La Corte di Cassazione con l’ordinanza n. 3936 del 13 febbraio 2024 statuisce il principio secondo cui la plusvalenza conseguita per effetto di una cessione di azienda a titolo oneroso, deve esser tassata anche nel caso in cui l’operazione sia stata risolta a seguito dell’inadempimento dell’acquirente.
Preliminarmente occorre rammentare che la disciplina relativa alle plusvalenze immobiliari è contenuta nell’art. 86 del Testo unico sulle imposte dirette (TUIR), D.P.R. 22 dicembre 1986 n. 917, in cui al primo comma e secondo comma è specificato che concorrono a formare reddito le plusvalenze che sono realizzate mediante cessione a titolo oneroso e che l’ammontare della plusvalenza è costituito dalla differenza fra il corrispettivo, al netto degli oneri accessori di diretta imputazione, e il costo non ammortizzato del bene che ha generato la plusvalenza stessa. Continua il secondo comma affermando che “concorrono alla formazione del reddito anche le plusvalenze delle aziende, compreso il valore di avviamento, realizzate unitariamente mediante cessione a titolo oneroso”.

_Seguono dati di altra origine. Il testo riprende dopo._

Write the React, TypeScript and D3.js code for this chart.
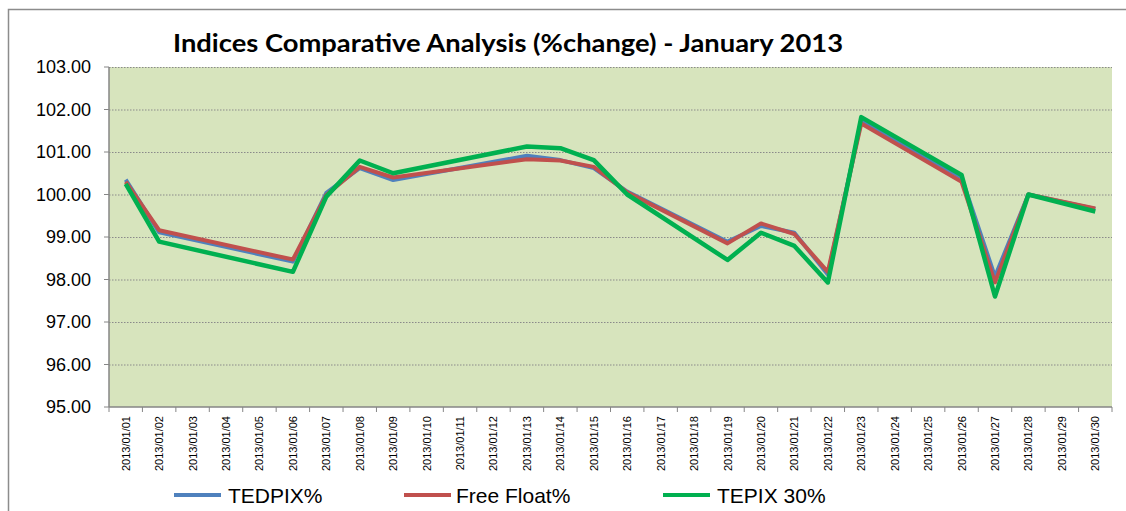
import React from 'react';
import * as d3 from 'd3';

const dates = [
  '2013/01/01', '2013/01/02', '2013/01/03', '2013/01/04', '2013/01/05',
  '2013/01/06', '2013/01/07', '2013/01/08', '2013/01/09', '2013/01/10',
  '2013/01/11', '2013/01/12', '2013/01/13', '2013/01/14', '2013/01/15',
  '2013/01/16', '2013/01/17', '2013/01/18', '2013/01/19', '2013/01/20',
  '2013/01/21', '2013/01/22', '2013/01/23', '2013/01/24', '2013/01/25',
  '2013/01/26', '2013/01/27', '2013/01/28', '2013/01/29', '2013/01/30',
];

// null = no trading that day (line just connects over it)
const tedpix = [
  100.35, 99.11, null, null, null, 98.42, 100.04, 100.62, 100.34, null,
  null, null, 100.91, 100.81, 100.62, 100.07, null, null, 98.89, 99.26,
  99.10, 98.12, 101.73, null, null, 100.40, 98.07, 100.0, null, 99.66,
];
const freeFloat = [
  100.3, 99.16, null, null, null, 98.47, 99.99, 100.65, 100.4, null,
  null, null, 100.83, 100.8, 100.65, 100.05, null, null, 98.85, 99.32,
  99.07, 98.18, 101.67, null, null, 100.3, 97.93, 100.0, null, 99.67,
];
const tepix30 = [
  100.25, 98.89, null, null, null, 98.18, 99.95, 100.8, 100.5, null,
  null, null, 101.13, 101.09, 100.81, 100.0, null, null, 98.46, 99.1,
  98.79, 97.93, 101.82, null, null, 100.46, 97.6, 100.0, null, 99.6,
];
const yTicks = [95, 96, 97, 98, 99, 100, 101, 102, 103];

const series = [
  { name: 'TEDPIX%', values: tedpix, color: '#4F81BD', width: 4 },
  { name: 'Free Float%', values: freeFloat, color: '#C0504D', width: 4 },
  { name: 'TEPIX 30%', values: tepix30, color: '#00B050', width: 4.5 },
];

const W = 1126;
const H = 511;
const plot = { left: 109, right: 1112, top: 67, bottom: 407 };

export default function App() {
  const x = d3.scaleBand().domain(dates).range([plot.left, plot.right]);
  const y = d3.scaleLinear().domain([95, 103]).range([plot.bottom, plot.top]);
  const cx = (d: string) => (x(d) as number) + x.bandwidth() / 2;

  const line = d3
    .line<{ d: string; v: number }>()
    .x((p) => cx(p.d))
    .y((p) => y(p.v));

  const fmt = d3.format('.2f');
  const axisColor = '#868686';

  const legendItems = [
    { lx: 174, tx: 228 },
    { lx: 404, tx: 456 },
    { lx: 663, tx: 717 },
  ];

  return (
    <svg
      width={W}
      height={H}
      style={{ position: 'absolute', left: 0, top: 0, background: '#fff' }}
      fontFamily="'Liberation Sans', Arial, sans-serif"
    >
      {/* chart border (cut off at right/bottom) */}
      <path d={`M8.5,${H} V9.5 H${W}`} fill="none" stroke="#8c8c8c" strokeWidth={1.5} />

      <text
        x={508}
        y={52}
        textAnchor="middle"
        fontFamily="Lato, 'Open Sans', sans-serif"
        fontWeight="bold"
        fontSize={24}
        textLength={670}
        lengthAdjust="spacingAndGlyphs"
      >
        Indices Comparative Analysis (%change) - January 2013
      </text>

      <rect
        x={plot.left}
        y={plot.top}
        width={plot.right - plot.left}
        height={plot.bottom - plot.top}
        fill="#D7E4BD"
      />

      {yTicks.slice(1).map((t) => (
        <line
          key={'g' + t}
          x1={plot.left}
          x2={plot.right}
          y1={y(t) + 0.5}
          y2={y(t) + 0.5}
          stroke="#8a8a8a"
          strokeWidth={1}
          strokeDasharray="1.5,1.5"
        />
      ))}

      {/* y axis */}
      <line x1={plot.left} x2={plot.left} y1={plot.top} y2={plot.bottom} stroke={axisColor} strokeWidth={1.5} />
      {yTicks.map((t) => (
        <g key={'y' + t}>
          <line x1={plot.left - 5} x2={plot.left} y1={y(t)} y2={y(t)} stroke={axisColor} strokeWidth={1} />
          <text x={91} y={y(t)} dy="0.35em" textAnchor="end" fontSize={18}>
            {fmt(t)}
          </text>
        </g>
      ))}

      {/* x axis */}
      <line x1={plot.left} x2={plot.right} y1={plot.bottom} y2={plot.bottom} stroke={axisColor} strokeWidth={1.5} />
      {dates.map((d, i) => (
        <g key={d}>
          <line
            x1={(x(d) as number) + x.bandwidth()}
            x2={(x(d) as number) + x.bandwidth()}
            y1={plot.bottom}
            y2={plot.bottom + 5}
            stroke={axisColor}
          />
          {i === 0 && (
            <line x1={plot.left} x2={plot.left} y1={plot.bottom} y2={plot.bottom + 5} stroke={axisColor} />
          )}
          <text
            transform={`translate(${cx(d) + 4},${plot.bottom + 9}) rotate(-90)`}
            textAnchor="end"
            fontSize={11}
          >
            {d}
          </text>
        </g>
      ))}

      {series.map((s) => {
        const pts = dates
          .map((d, i) => ({ d, v: s.values[i] as number }))
          .filter((p) => p.v !== null);
        return (
          <path
            key={s.name}
            d={line(pts) as string}
            fill="none"
            stroke={s.color}
            strokeWidth={s.width}
            strokeLinejoin="round"
          />
        );
      })}

      {series.map((s, i) => (
        <g key={'l' + s.name}>
          <line
            x1={legendItems[i].lx}
            x2={legendItems[i].lx + 47}
            y1={495}
            y2={495}
            stroke={s.color}
            strokeWidth={4}
          />
          <text x={legendItems[i].tx} y={503} fontSize={21}>
            {s.name}
          </text>
        </g>
      ))}
    </svg>
  );
}
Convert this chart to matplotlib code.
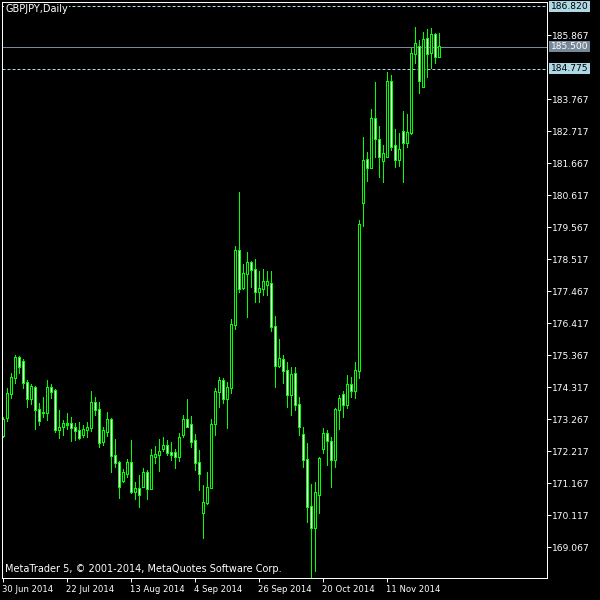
import matplotlib
matplotlib.use("Agg")
import matplotlib.pyplot as plt
import matplotlib.transforms as mtrans
from matplotlib.patches import Rectangle
import pandas as pd

# ---------------- data (GBPJPY, Daily) ----------------
opens = [172.74, 173.32, 174.13, 174.66, 175.29, 175.16, 174.49, 173.94, 174.33, 173.58,
         173.48, 173.48, 174.30, 174.23, 172.95, 173.05, 173.09, 173.15, 173.02, 172.92,
         172.79, 172.95, 173.02, 173.84, 173.58, 172.56, 172.86, 173.28, 172.10, 171.87,
         171.25, 171.51, 171.87, 170.92, 170.99, 171.08, 171.54, 170.99, 172.04, 172.13,
         172.33, 172.40, 172.17, 172.17, 172.04, 172.79, 173.25, 173.09, 172.59, 171.84,
         170.20, 170.53, 171.05, 173.12, 174.17, 174.56, 173.94, 174.33, 176.37, 178.80,
         177.61, 178.07, 178.43, 178.20, 177.45, 177.58, 177.71, 177.74, 176.33, 175.05,
         175.25, 174.86, 174.10, 174.76, 173.77, 172.79, 171.97, 170.40, 169.71, 170.82,
         172.30, 172.82, 172.56, 171.97, 173.58, 174.10, 173.77, 174.43, 174.23, 174.89,
         180.37, 181.81, 181.55, 183.13, 182.44, 181.75, 181.91, 184.37, 182.24, 181.81,
         182.70, 182.37, 182.67, 185.29, 185.52, 184.18, 185.78, 185.32, 185.91, 185.19]
highs = [173.35, 174.30, 174.79, 175.39, 175.35, 175.26, 174.56, 174.43, 174.36, 173.81,
         174.00, 174.56, 174.43, 174.27, 173.58, 173.25, 173.48, 173.35, 173.15, 173.18,
         173.09, 173.18, 174.20, 174.00, 173.84, 173.02, 173.51, 173.32, 172.63, 171.90,
         171.64, 171.97, 172.59, 171.22, 171.45, 171.68, 171.61, 172.30, 172.40, 172.63,
         172.69, 172.59, 172.53, 172.30, 172.82, 173.41, 173.94, 173.38, 172.79, 172.27,
         171.12, 171.54, 173.28, 174.30, 174.66, 174.63, 174.50, 176.56, 178.96, 180.73,
         178.37, 178.76, 178.47, 178.53, 178.14, 178.20, 178.14, 178.14, 176.66, 175.91,
         175.38, 175.15, 174.99, 174.99, 174.00, 173.02, 172.50, 171.15, 171.22, 172.04,
         172.99, 172.92, 172.69, 173.64, 174.07, 174.20, 174.73, 174.66, 175.15, 179.81,
         182.54, 182.04, 183.45, 184.34, 182.90, 182.27, 184.67, 184.57, 182.80, 182.67,
         183.39, 183.29, 185.46, 186.14, 185.72, 185.98, 186.08, 186.11, 185.95, 185.95]
lows = [172.69, 173.22, 173.97, 174.46, 174.79, 174.30, 173.68, 173.78, 172.95, 173.09,
        173.35, 173.25, 173.97, 172.86, 172.66, 172.76, 172.95, 172.56, 172.59, 172.64,
        172.69, 172.69, 172.89, 173.41, 172.36, 172.43, 172.72, 171.54, 171.71, 170.69,
        171.22, 171.38, 170.87, 170.66, 170.40, 171.07, 170.66, 170.97, 171.84, 171.58,
        172.23, 172.10, 171.94, 171.68, 171.90, 172.69, 173.02, 172.36, 171.61, 170.95,
        169.38, 170.51, 171.02, 172.76, 173.68, 173.81, 172.99, 174.13, 176.24, 177.45,
        177.55, 176.63, 177.61, 177.12, 177.12, 177.35, 177.35, 176.17, 174.33, 174.99,
        174.46, 173.68, 173.41, 173.58, 172.76, 171.71, 169.90, 168.00, 168.30, 170.20,
        172.17, 171.77, 171.05, 171.71, 172.95, 173.35, 173.64, 174.00, 173.97, 174.63,
        179.62, 181.09, 181.53, 181.88, 181.22, 181.06, 181.88, 182.11, 181.55, 181.58,
        181.06, 182.21, 182.63, 184.96, 183.98, 184.16, 184.50, 184.80, 184.96, 185.17]
closes = [173.28, 174.13, 174.66, 175.29, 175.02, 174.49, 173.94, 174.36, 173.58, 173.22,
          173.51, 174.30, 174.20, 172.95, 173.02, 173.12, 173.15, 173.02, 172.89, 172.69,
          172.95, 173.02, 173.84, 173.58, 172.50, 172.89, 173.25, 172.10, 171.87, 171.08,
          171.54, 171.87, 170.92, 170.99, 170.79, 171.54, 170.99, 172.07, 172.13, 172.20,
          172.40, 172.17, 172.13, 172.04, 172.69, 173.25, 173.05, 172.56, 171.84, 171.51,
          170.53, 171.05, 173.09, 174.17, 174.56, 173.94, 174.33, 176.37, 178.80, 177.58,
          178.07, 178.43, 178.20, 177.45, 177.58, 177.78, 177.78, 176.33, 175.05, 175.28,
          174.86, 174.10, 174.73, 173.77, 173.05, 171.97, 170.40, 169.71, 170.86, 172.00,
          172.82, 172.59, 171.97, 173.58, 173.97, 173.77, 174.43, 174.23, 174.89, 179.65,
          181.78, 181.55, 183.13, 182.47, 181.88, 181.98, 184.37, 182.21, 181.81, 182.14,
          182.37, 182.67, 185.29, 185.59, 184.40, 185.75, 185.29, 185.91, 185.19, 185.50]

first_date = "2014-06-30"
date_labels = ["30 Jun 2014", "22 Jul 2014", "13 Aug 2014", "4 Sep 2014",
               "26 Sep 2014", "20 Oct 2014", "11 Nov 2014"]
price_ticks = [169.067, 170.117, 171.167, 172.217, 173.267, 174.317, 175.367,
               176.417, 177.467, 178.517, 179.567, 180.617, 181.667, 182.717,
               183.767, 185.867]
level_high = 186.820
level_bid = 185.500
level_low = 184.775
title = "GBPJPY,Daily"
copyright_text = "MetaTrader 5, \u00a9 2001-2014, MetaQuotes Software Corp."

# ---------------- drawing ----------------
W = H = 600
PX = 0.72  # one pixel in points at dpi 100
GREEN = "#00ff00"
LBLUE = "#add8e6"
SLATE = "#778899"
YMIN, YMAX = 168.066, 186.964
PY = (YMAX - YMIN) / 576.0  # price per pixel

fig = plt.figure(figsize=(6, 6), dpi=100, facecolor="black")
ax = fig.add_axes([2 / W, 22 / H, 545 / W, 576 / H], facecolor="black")

n = len(opens)
dates = pd.bdate_range(first_date, periods=n)
date_strs = [f"{d.day} {d.strftime('%b %Y')}" for d in dates]
tick_pos = [date_strs.index(s) for s in date_labels]

ax.set_xlim(-0.125, 136.125)
ax.set_ylim(YMIN, YMAX)

# level lines
ax.axhline(level_high, color=LBLUE, lw=PX, dashes=(3, 2), zorder=1)
ax.axhline(level_low, color=LBLUE, lw=PX, dashes=(3, 2), zorder=1)
ax.axhline(level_bid, color=SLATE, lw=PX, zorder=1)

wick_x, wick_lo, wick_hi = [], [], []
body_x, body_lo, body_hi = [], [], []
bull_x, bull_lo, bull_hi = [], [], []
bear_x, bear_lo, bear_hi = [], [], []
for i in range(n):
    o, h, l, c = opens[i], highs[i], lows[i], closes[i]
    wick_x.append(i); wick_lo.append(l); wick_hi.append(h)
    top = max(o, c) + 0.5 * PY
    bot = min(o, c) - 0.5 * PY
    body_x.append(i); body_lo.append(bot); body_hi.append(top)
    if top - bot > 2.2 * PY:
        if c < o:
            bear_x.append(i); bear_lo.append(bot + PY); bear_hi.append(top - PY)
        else:
            bull_x.append(i); bull_lo.append(bot + PY); bull_hi.append(top - PY)

ax.vlines(wick_x, wick_lo, wick_hi, color=GREEN, lw=PX, zorder=2,
          antialiased=False, capstyle="butt")
ax.vlines(body_x, body_lo, body_hi, color=GREEN, lw=3 * PX, zorder=3,
          antialiased=False, capstyle="butt")
ax.vlines(bull_x, bull_lo, bull_hi, color="black", lw=PX, zorder=4,
          antialiased=False, capstyle="butt")
ax.vlines(bear_x, bear_lo, bear_hi, color="white", lw=PX, zorder=4,
          antialiased=False, capstyle="butt")

# frame
for s in ax.spines.values():
    s.set_color("white")
    s.set_linewidth(PX)
    s.set_zorder(10)

ax.yaxis.tick_right()
ax.set_yticks(price_ticks)
ax.set_yticklabels([f"{p:.3f}" for p in price_ticks])
ax.set_xticks(tick_pos)
ax.set_xticklabels(date_labels, ha="left")
ax.tick_params(axis="both", colors="white", direction="out", length=4 * PX,
               width=PX, labelsize=6.6, pad=1)
ax.tick_params(axis="x", pad=2, labelsize=6.1)

# price label boxes on the right scale
bt = mtrans.blended_transform_factory(fig.transFigure, ax.transData)
box_h = 11 * PY
for lvl, bg, fg in [(level_high, LBLUE, "black"), (level_bid, SLATE, "white"),
                    (level_low, LBLUE, "black")]:
    rect = Rectangle((549 / W, lvl - box_h / 2), 41 / W, box_h, transform=bt,
                     facecolor=bg, edgecolor="none", clip_on=False, zorder=20)
    fig.add_artist(rect)
    t = fig.text(551 / W, 0, f"{lvl:.3f}", transform=bt, color=fg, fontsize=6.6,
                 va="center", ha="left", zorder=21)
    t.set_y(lvl)

fig.text(5 / W, 1 - 9 / H, title, color="white", fontsize=7, va="center", ha="left",
         bbox=dict(facecolor="black", edgecolor="none", pad=1), zorder=30)
fig.text(5 / W, 1 - 569 / H, copyright_text, color="white", fontsize=7,
         va="center", ha="left", zorder=30)

fig.savefig("out.png", dpi=100, facecolor="black")
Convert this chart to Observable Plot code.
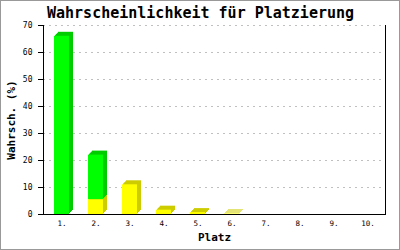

Il caso di specie riguardava un contribuente che aveva acquistato un’azienda nel 1999, rivenduta nel 2002 indicando in atto un corrispettivo superiore rispetto a quanto da lui pagato nel 1999.
L’Ufficio accertato che nella dichiarazione dei redditi non era stata dichiarata alcuna plusvalenza da cessione di azienda andava a notificare al contribuente un atto di accertamento contestando, ai sensi dell’art. 86 del TUIR, il mancato pagamento della plusvalenza dovuta a seguito della cessione dell’azienda. Il contribuente impugnava l’atto di accertamento asserendo che non si fosse generata nessuna plusvalenza in quanto l’acquirente dell’azienda aveva versato all’incirca la metà del prezzo pattuito, non il corrispettivo integrale. Il contribuente agendo in sede civile otteneva, dal Tribunale di Roma, la risoluzione della cessione di azienda per inadempimento dell’acquirente, con conseguente annullamento della ripresa.
Sulla base di dette circostanza, in prima battuta la Commissione Tributaria provinciale di Roma e successivamente la Commissione Tributaria Regionale del Lazio accoglievano la tesi del contribuente, ritenendo che, in mancanza dell’incasso del corrispettivo previsto non emergeva alcuna plusvalenza imponibile in capo al cedente.
In dettaglio, secondo i giudici tributari di appello, il fatto che il contratto di cessione di azienda era stato dichiarato risolto dal Tribunale comportava che il contratto stesso doveva considerarsi come mai stipulato e, quindi, non potevano ritenersi sussistenti i presupposti per il pagamento della plusvalenza.
I giudici della Corte di cassazione affermando il loro consolidato orientamento, hanno risolto la questio statuendo che “in tema di imposte sui redditi, la plusvalenza fiscalmente rilevante collegata alla cessione di un’azienda si realizza al momento della conclusione del contratto, mentre non hanno rilievo alcuno le vicende successive relative all’adempimento degli obblighi contrattuali, quali l’omessa percezione del prezzo o la sua eventuale rateizzazione, o l’estinzione dell’obbligazione per effetto di una transazione di carattere novativo, successivamente intervenuta. (Cass. n. 4365 del 23/02/2011; conf. Cass. n. 4366 del 23/02/2011; Cass. n. 14848 del 07/06/2018)”.
In conclusione, la plusvalenza si realizza nel momento in cui si verifica la cessione d’azienda, senza che assumano rilievo eventuali circostanze (come il mancato pagamento del corrispettivo e l’intervenuta risoluzione del contratto) verificatesi dopo la stipula dell’atto di vendita.
La Corte ha comunque concesso al contribuente, a seguito del mancato pagamento del prezzo, al diritto di iscrivere a bilancio la relativa minusvalenza.